Итак. Вскоре после украшения Божьих храмов, всего через три года после своего панно «Михаил Архангел» деловитый революционер Чехонин пишет на тарелке безбожный лозунг: «Кто не с нами, тот против нас». Он вообще заговорил языком революционных лозунгов. Стало быть, был опьянен революцией? А, может, просто деловой был мужик и не обращал внимание на тексты. Писал, что требуется.

Даже нынешние искусствоведы не спешат согласиться с этим грубым предположением. Они зачарованно и бессчетно повторяют слова «революционный», «революционное время», «революционная эпоха». Просят нас верить, что художники писали эти кровавые гадости (вместе с портретами Ленина и Зиновьева) «по зову сердца», охваченные «революционным подъемом» и «правдой мечты»:

«Тогда еще большевистское правительство не вмешивалось в искусство, – пишет маститый питерский искусствовед, – да и не имело никаких предпочтений.

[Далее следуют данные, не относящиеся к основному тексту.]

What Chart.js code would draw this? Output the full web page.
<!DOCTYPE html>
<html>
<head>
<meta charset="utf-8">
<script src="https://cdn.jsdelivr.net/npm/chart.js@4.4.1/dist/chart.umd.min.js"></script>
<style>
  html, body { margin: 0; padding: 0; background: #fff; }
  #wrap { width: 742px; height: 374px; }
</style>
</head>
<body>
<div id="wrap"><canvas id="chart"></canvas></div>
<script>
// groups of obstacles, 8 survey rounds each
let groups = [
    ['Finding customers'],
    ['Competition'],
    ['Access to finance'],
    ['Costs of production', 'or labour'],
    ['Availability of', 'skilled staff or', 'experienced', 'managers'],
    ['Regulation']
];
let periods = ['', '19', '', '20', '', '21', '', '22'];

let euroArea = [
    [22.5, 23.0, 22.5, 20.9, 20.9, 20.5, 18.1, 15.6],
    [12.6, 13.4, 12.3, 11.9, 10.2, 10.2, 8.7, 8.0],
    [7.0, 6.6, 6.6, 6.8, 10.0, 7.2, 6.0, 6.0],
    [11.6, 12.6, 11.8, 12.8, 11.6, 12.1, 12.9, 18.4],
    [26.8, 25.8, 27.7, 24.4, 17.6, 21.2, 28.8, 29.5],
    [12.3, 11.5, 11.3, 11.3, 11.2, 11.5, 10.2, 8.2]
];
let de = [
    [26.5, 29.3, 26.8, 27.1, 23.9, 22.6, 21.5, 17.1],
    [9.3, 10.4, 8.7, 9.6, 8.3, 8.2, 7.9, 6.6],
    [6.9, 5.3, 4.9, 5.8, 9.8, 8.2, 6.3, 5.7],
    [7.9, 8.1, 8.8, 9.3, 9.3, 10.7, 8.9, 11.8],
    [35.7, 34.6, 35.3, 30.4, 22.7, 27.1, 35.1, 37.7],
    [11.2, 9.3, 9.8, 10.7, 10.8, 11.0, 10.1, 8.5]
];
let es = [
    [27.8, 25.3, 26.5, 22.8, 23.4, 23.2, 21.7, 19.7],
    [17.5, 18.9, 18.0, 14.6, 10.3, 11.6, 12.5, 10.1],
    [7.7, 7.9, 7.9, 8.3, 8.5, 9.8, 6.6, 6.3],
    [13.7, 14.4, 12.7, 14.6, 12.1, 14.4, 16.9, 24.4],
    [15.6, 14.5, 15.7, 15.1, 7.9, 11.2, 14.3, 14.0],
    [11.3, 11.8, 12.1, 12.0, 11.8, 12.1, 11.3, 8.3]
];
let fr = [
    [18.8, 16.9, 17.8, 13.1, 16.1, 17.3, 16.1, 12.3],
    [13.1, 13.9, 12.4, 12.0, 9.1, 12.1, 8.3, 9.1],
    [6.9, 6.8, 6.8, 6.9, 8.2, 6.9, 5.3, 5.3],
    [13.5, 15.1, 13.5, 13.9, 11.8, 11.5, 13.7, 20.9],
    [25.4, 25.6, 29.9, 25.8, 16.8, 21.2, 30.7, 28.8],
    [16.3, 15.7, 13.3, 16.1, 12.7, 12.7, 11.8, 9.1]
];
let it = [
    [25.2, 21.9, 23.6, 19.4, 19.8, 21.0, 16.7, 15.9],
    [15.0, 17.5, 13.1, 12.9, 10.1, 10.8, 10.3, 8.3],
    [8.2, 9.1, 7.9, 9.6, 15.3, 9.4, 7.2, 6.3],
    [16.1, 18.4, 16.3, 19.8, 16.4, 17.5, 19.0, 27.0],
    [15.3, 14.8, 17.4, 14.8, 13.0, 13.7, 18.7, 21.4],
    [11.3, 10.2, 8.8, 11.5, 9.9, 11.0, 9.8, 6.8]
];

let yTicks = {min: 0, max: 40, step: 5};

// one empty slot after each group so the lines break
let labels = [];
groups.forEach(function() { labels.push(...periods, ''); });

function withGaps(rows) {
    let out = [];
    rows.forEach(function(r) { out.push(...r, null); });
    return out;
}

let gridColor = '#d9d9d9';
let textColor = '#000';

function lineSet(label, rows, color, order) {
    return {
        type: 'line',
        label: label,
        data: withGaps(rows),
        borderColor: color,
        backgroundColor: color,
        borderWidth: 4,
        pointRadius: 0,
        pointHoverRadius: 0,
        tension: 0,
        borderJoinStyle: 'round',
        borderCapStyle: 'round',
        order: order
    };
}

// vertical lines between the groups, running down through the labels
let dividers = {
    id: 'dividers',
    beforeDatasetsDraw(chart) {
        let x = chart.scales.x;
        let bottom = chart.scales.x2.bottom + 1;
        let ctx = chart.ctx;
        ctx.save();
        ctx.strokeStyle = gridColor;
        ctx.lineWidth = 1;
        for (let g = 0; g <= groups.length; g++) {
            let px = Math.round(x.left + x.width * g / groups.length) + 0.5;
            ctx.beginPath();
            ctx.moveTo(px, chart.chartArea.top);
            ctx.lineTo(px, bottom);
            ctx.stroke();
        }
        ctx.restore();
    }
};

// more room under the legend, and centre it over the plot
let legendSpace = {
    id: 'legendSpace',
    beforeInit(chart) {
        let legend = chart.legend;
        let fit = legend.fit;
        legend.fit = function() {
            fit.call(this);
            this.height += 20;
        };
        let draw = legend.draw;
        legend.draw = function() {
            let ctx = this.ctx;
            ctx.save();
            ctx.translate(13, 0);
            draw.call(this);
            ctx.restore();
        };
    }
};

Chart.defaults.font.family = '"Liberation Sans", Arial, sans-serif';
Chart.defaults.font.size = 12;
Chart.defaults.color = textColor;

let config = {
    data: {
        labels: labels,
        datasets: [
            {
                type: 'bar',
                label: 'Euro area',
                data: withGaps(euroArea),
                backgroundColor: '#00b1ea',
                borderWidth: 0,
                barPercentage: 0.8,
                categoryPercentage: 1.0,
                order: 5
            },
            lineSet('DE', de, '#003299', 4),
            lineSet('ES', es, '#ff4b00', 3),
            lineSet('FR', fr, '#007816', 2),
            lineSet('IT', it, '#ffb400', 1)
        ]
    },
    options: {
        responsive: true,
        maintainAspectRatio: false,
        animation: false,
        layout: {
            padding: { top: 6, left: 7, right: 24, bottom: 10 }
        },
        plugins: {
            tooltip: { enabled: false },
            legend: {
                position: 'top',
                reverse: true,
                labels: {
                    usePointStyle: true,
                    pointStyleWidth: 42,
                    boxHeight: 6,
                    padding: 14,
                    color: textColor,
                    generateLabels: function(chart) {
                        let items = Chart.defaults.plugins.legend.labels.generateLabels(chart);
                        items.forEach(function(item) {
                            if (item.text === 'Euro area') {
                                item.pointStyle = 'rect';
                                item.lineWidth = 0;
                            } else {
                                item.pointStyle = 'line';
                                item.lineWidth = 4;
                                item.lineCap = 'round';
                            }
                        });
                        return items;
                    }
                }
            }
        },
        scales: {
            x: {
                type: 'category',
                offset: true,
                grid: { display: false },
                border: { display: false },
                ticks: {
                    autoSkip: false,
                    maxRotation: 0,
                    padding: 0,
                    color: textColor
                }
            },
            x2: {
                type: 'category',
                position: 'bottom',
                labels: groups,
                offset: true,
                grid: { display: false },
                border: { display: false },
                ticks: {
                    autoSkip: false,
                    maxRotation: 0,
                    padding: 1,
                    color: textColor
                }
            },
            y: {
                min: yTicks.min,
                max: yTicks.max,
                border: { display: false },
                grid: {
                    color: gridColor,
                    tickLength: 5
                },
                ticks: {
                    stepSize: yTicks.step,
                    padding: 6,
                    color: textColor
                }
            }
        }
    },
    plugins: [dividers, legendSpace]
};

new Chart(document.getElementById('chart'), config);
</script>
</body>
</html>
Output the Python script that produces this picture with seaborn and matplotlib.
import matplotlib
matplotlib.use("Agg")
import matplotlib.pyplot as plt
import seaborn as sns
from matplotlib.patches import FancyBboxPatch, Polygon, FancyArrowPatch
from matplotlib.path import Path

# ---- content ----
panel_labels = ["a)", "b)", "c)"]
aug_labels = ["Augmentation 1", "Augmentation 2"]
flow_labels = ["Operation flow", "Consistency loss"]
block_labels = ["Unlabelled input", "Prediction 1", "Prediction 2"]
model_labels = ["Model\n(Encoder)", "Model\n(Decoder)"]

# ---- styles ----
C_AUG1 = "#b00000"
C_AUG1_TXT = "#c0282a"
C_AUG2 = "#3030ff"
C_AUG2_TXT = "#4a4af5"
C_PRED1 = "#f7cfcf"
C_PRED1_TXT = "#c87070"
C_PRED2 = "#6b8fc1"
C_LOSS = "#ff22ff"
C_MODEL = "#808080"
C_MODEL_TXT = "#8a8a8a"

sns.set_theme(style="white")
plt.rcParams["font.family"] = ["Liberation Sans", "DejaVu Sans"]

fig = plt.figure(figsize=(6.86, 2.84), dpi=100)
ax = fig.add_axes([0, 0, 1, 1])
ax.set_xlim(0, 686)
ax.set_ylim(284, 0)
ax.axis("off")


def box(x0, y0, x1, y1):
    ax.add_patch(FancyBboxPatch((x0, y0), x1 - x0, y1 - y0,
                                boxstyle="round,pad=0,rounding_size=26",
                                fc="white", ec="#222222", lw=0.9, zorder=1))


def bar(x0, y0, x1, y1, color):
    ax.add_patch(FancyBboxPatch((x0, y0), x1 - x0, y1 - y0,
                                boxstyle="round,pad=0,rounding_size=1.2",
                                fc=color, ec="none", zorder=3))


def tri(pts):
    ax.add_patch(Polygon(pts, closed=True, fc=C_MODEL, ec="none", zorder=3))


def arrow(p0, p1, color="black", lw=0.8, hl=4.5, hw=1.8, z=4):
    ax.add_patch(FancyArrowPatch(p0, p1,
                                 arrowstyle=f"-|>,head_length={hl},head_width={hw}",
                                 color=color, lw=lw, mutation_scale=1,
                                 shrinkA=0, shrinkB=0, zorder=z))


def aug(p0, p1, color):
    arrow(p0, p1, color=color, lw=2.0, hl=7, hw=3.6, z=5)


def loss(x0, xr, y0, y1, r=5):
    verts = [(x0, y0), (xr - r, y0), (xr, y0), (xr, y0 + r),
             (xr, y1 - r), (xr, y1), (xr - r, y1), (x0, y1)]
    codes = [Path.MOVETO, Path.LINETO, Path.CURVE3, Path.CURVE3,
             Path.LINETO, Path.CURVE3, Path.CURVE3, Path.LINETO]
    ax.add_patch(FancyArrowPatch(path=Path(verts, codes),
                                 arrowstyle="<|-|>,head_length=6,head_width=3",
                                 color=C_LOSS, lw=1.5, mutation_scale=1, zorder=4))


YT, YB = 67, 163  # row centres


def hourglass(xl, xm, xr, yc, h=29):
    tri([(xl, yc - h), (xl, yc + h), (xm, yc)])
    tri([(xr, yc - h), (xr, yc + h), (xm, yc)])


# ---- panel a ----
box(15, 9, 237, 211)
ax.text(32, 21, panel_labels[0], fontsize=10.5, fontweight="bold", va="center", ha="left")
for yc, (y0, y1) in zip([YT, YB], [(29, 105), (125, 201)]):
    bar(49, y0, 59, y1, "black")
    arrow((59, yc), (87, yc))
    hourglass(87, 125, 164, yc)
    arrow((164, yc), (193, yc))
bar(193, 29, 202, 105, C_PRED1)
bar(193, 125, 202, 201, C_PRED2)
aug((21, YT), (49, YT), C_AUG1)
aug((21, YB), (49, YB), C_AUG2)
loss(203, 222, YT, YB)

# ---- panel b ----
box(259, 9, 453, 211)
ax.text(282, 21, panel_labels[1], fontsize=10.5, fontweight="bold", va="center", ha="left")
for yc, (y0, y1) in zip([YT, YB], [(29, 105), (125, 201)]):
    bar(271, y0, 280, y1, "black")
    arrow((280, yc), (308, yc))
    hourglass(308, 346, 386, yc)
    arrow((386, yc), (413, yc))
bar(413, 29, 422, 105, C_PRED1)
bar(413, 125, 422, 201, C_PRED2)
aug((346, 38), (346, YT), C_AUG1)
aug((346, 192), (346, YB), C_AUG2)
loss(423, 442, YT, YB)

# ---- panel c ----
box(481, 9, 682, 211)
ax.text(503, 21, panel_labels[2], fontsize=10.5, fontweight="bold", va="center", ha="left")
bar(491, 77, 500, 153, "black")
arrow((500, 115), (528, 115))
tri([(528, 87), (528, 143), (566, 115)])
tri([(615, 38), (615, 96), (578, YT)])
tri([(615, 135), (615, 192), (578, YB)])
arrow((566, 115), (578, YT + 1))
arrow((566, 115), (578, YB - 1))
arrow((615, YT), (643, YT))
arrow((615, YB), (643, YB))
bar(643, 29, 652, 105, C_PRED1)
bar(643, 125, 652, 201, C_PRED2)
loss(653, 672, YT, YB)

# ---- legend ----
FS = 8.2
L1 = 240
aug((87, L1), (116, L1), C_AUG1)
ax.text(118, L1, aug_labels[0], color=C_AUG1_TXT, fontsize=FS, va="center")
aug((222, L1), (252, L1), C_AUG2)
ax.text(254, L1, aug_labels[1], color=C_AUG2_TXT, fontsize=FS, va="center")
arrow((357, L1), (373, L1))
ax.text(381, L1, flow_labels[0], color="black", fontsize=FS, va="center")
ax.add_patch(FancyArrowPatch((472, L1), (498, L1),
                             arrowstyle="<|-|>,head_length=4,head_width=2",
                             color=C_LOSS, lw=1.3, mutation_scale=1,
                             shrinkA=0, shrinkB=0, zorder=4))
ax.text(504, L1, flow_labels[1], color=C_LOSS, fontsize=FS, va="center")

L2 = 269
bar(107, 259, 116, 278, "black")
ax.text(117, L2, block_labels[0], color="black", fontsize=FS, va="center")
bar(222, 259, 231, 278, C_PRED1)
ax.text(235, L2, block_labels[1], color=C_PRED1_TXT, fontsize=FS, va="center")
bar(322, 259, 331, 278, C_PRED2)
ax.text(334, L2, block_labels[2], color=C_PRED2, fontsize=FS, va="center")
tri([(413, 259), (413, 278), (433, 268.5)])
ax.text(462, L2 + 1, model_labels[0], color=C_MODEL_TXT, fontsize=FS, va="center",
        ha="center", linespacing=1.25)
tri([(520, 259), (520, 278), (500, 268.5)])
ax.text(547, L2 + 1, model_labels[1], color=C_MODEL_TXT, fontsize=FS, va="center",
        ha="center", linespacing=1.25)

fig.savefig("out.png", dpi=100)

Новая эстетика рождалась еще свободно, на скрещении формальных исканий и наркотических идей революции, в которых испокон века верили свободолюбивые художники».

То есть, надо так понимать, что комиссары уже назначены были в искусстве, на за всем уследить они еще не могли (к тому же, подумаешь, комиссары – Луначарский, Штеренберг, Шагал, Пунин, Лурье, Альтман). Впрочем, у самых умных художников был к тому времени уже и «внутренний комиссар» (нечто вроде «внутренней цензуры», существующей при любом режиме), который мог подсказать, что им делать. Скажем, можно нарисовать на фарфоровой тарелке одалиску, девушку из гарема, из Бакста, из борделя, но написать на тарелке надо слова «Пробужденный восток», а рядом с округлостями одалиски уместен будет портретик тов. Зиновьева, большого друга свободы и революции. Именно такая фантазия и была изготовлена на знаменитом заводе.

Или, скажем, знаменитая тарелка с надписью «кто не работает, тот не ест». Всем известно, что не едят в Петрограде как раз работяги. Зато на этой гладоморной тарелке рука художника (тов. Адамович) невольно выводит милый сердцу лик тов. Ленина. И это объяснимо, потому что именно Вождь придумал организовать искусственный голод в Петрограде, чтоб тверже держать руку на горле пролетариев. А если ослабевшая головка в 1919 г. уже и кружится у петроградского художника (пусть даже самого идеологически выдержанного), то это не от «наркотических идей революции», а от голода. Однако, слава «пролетарскому фарфору», – никто, кажется, не сдох из работавших на заводе. Разве что вот у коллеги тов. Щекатихиной (автор тарелок «Комиссар… Площадь Урицкого», «Коммуна», блюда «Да здравствует 8-й съезд Советов») помер муж в те года, совсем молодой, веселый, красивый мужик, Николай Потоцкий. Русский это сможет понять: не всякий выживет при такой голодухе. Французам-то в далеком Париже (самому Анатоль Франсу) приходилось позднее эти дела как-то объяснять. Однако, на счастье, всегда находился и в Париже кто умел объяснить. К тому же объясняющий товарищ Арагон с товарищ Эльзой доказывали, что пусть лучше сдохнут несколько миллионов идиотов, чем сорвутся планы ЦК. Русским же это и объяснять не надо было: они уже привыкли людей хоронить без счету в несчастном городе Петроград-Ленинграде. Вот только вдова осталась с мальчонкой у Коли Потоцкого, жаль, конечно, но ей пускай Горький поможет: Горький, Чуковский, Добужинский, они какой-то для бедолаг Дом искусств придумали устроить в доме купца Елисеева – для этой вконец оголодавшей интеллигенции. Туда ее с мальчонкой и пристроили, Александру Щекатихину.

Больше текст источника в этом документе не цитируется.